* **Data for processing**
* Start *
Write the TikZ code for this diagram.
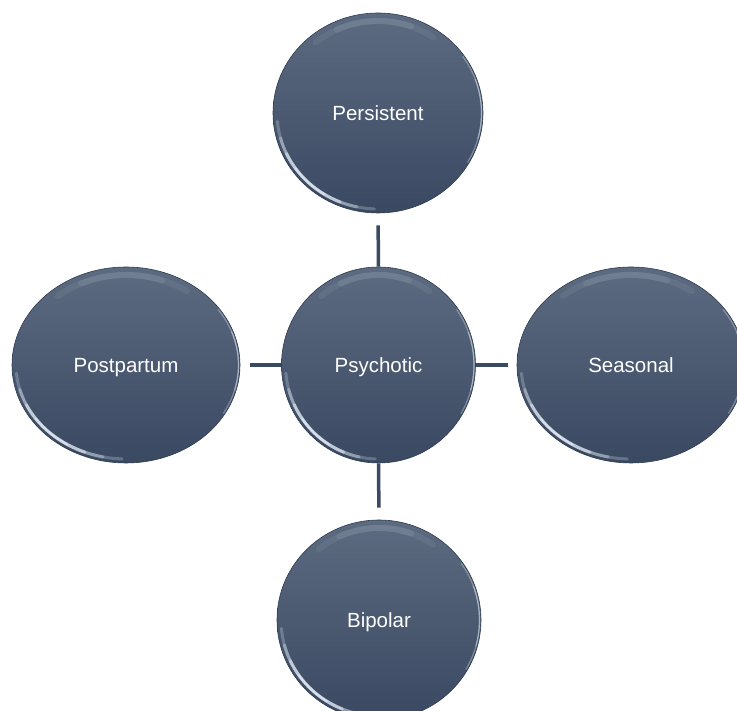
* End *
* Start *
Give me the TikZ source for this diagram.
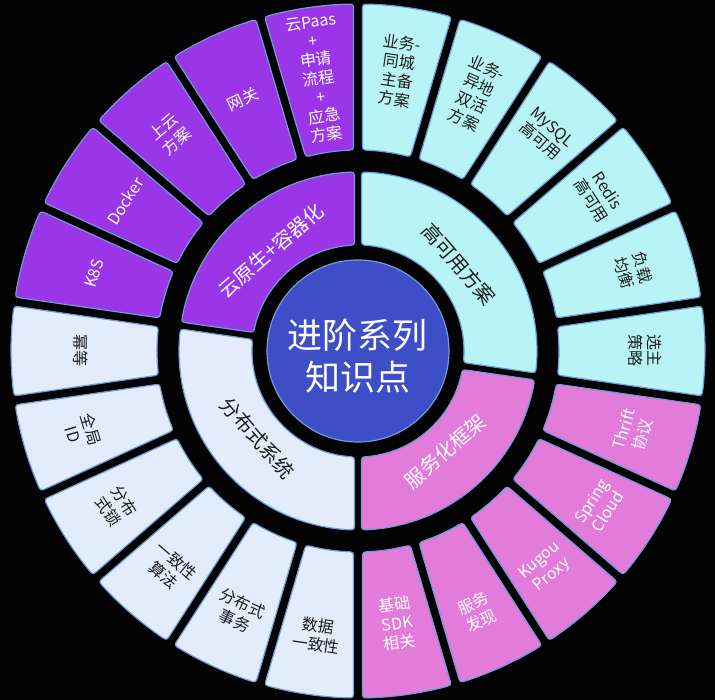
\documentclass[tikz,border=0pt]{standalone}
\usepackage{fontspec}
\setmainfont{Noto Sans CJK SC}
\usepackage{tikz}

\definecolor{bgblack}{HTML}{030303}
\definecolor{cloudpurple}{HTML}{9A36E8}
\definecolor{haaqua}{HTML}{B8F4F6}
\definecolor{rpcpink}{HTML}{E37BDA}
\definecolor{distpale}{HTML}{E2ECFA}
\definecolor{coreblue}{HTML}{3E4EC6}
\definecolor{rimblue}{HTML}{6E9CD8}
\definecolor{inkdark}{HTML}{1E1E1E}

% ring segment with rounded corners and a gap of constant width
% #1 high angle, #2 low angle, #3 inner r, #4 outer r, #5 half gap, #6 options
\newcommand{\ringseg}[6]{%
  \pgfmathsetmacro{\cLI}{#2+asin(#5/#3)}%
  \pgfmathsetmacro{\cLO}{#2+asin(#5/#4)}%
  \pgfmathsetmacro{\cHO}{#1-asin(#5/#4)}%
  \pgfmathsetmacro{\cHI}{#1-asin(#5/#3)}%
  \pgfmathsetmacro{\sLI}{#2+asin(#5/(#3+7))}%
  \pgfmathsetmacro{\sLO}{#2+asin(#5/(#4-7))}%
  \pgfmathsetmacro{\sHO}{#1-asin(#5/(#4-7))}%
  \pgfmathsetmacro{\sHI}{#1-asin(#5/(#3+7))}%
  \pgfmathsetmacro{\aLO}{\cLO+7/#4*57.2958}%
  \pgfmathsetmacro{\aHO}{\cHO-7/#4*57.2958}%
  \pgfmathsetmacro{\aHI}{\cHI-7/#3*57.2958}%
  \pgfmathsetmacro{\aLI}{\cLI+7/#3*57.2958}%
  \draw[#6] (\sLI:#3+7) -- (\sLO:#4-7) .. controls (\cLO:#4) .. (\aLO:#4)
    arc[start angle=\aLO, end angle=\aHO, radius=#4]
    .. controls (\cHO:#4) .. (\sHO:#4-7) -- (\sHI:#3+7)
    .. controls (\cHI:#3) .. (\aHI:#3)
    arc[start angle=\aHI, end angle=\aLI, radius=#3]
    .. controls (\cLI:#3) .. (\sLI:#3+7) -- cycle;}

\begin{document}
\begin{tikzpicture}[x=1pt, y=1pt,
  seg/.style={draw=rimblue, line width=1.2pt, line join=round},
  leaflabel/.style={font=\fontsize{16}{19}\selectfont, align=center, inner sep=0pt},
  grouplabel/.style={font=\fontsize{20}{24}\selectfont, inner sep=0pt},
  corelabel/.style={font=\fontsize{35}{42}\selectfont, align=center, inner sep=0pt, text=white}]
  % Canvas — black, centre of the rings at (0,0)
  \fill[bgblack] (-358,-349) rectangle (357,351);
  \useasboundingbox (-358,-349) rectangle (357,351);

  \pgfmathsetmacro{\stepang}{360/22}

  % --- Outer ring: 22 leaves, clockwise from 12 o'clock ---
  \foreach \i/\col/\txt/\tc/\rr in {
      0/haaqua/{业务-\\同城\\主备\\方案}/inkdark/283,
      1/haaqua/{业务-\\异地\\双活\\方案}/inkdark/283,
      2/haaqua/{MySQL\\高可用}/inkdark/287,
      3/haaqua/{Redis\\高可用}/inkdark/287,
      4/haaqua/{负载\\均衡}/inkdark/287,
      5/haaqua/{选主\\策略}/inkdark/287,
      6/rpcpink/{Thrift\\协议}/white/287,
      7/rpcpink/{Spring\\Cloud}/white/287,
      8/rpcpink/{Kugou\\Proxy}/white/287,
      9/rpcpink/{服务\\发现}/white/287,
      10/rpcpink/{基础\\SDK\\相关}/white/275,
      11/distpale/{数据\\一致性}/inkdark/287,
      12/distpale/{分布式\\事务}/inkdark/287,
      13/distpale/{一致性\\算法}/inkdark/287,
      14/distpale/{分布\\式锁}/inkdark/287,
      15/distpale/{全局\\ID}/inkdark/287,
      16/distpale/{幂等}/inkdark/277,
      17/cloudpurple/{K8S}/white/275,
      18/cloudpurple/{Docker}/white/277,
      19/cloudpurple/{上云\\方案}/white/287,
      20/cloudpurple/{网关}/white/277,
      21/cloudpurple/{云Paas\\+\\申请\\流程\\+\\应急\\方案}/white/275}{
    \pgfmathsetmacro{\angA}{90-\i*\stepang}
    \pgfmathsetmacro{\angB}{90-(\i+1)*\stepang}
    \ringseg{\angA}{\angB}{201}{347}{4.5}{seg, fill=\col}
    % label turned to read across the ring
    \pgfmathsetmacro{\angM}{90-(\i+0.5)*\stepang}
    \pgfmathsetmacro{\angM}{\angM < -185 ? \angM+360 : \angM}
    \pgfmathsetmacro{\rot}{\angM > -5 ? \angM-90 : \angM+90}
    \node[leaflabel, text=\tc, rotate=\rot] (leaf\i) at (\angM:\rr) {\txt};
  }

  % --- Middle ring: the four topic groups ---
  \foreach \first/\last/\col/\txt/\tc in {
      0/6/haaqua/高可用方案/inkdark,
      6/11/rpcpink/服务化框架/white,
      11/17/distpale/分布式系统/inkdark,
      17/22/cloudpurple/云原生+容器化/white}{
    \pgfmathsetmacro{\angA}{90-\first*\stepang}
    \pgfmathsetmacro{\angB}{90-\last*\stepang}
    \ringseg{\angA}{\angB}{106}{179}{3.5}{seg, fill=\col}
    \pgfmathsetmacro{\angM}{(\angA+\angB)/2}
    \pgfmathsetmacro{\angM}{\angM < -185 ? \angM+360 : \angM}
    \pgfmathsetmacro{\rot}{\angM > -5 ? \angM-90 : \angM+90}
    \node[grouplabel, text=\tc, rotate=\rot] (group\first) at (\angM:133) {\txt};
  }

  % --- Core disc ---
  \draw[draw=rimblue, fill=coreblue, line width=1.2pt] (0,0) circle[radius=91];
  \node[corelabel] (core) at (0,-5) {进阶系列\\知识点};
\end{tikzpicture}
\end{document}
* End *
* **Written task**
Set down, word for word, the lines from the one holding "Give me the TikZ source for this diagram." through the one holding "controls (\cLI:#3) ..". Skip the pictures.

* **Right answer**
Give me the TikZ source for this diagram.
\documentclass[tikz,border=0pt]{standalone}
\usepackage{fontspec}
\setmainfont{Noto Sans CJK SC}
\usepackage{tikz}

\definecolor{bgblack}{HTML}{030303}
\definecolor{cloudpurple}{HTML}{9A36E8}
\definecolor{haaqua}{HTML}{B8F4F6}
\definecolor{rpcpink}{HTML}{E37BDA}
\definecolor{distpale}{HTML}{E2ECFA}
\definecolor{coreblue}{HTML}{3E4EC6}
\definecolor{rimblue}{HTML}{6E9CD8}
\definecolor{inkdark}{HTML}{1E1E1E}

% ring segment with rounded corners and a gap of constant width
% #1 high angle, #2 low angle, #3 inner r, #4 outer r, #5 half gap, #6 options
\newcommand{\ringseg}[6]{%
  \pgfmathsetmacro{\cLI}{#2+asin(#5/#3)}%
  \pgfmathsetmacro{\cLO}{#2+asin(#5/#4)}%
  \pgfmathsetmacro{\cHO}{#1-asin(#5/#4)}%
  \pgfmathsetmacro{\cHI}{#1-asin(#5/#3)}%
  \pgfmathsetmacro{\sLI}{#2+asin(#5/(#3+7))}%
  \pgfmathsetmacro{\sLO}{#2+asin(#5/(#4-7))}%
  \pgfmathsetmacro{\sHO}{#1-asin(#5/(#4-7))}%
  \pgfmathsetmacro{\sHI}{#1-asin(#5/(#3+7))}%
  \pgfmathsetmacro{\aLO}{\cLO+7/#4*57.2958}%
  \pgfmathsetmacro{\aHO}{\cHO-7/#4*57.2958}%
  \pgfmathsetmacro{\aHI}{\cHI-7/#3*57.2958}%
  \pgfmathsetmacro{\aLI}{\cLI+7/#3*57.2958}%
  \draw[#6] (\sLI:#3+7) -- (\sLO:#4-7) .. controls (\cLO:#4) .. (\aLO:#4)
    arc[start angle=\aLO, end angle=\aHO, radius=#4]
    .. controls (\cHO:#4) .. (\sHO:#4-7) -- (\sHI:#3+7)
    .. controls (\cHI:#3) .. (\aHI:#3)
    arc[start angle=\aHI, end angle=\aLI, radius=#3]
    .. controls (\cLI:#3) .. (\sLI:#3+7) -- cycle;}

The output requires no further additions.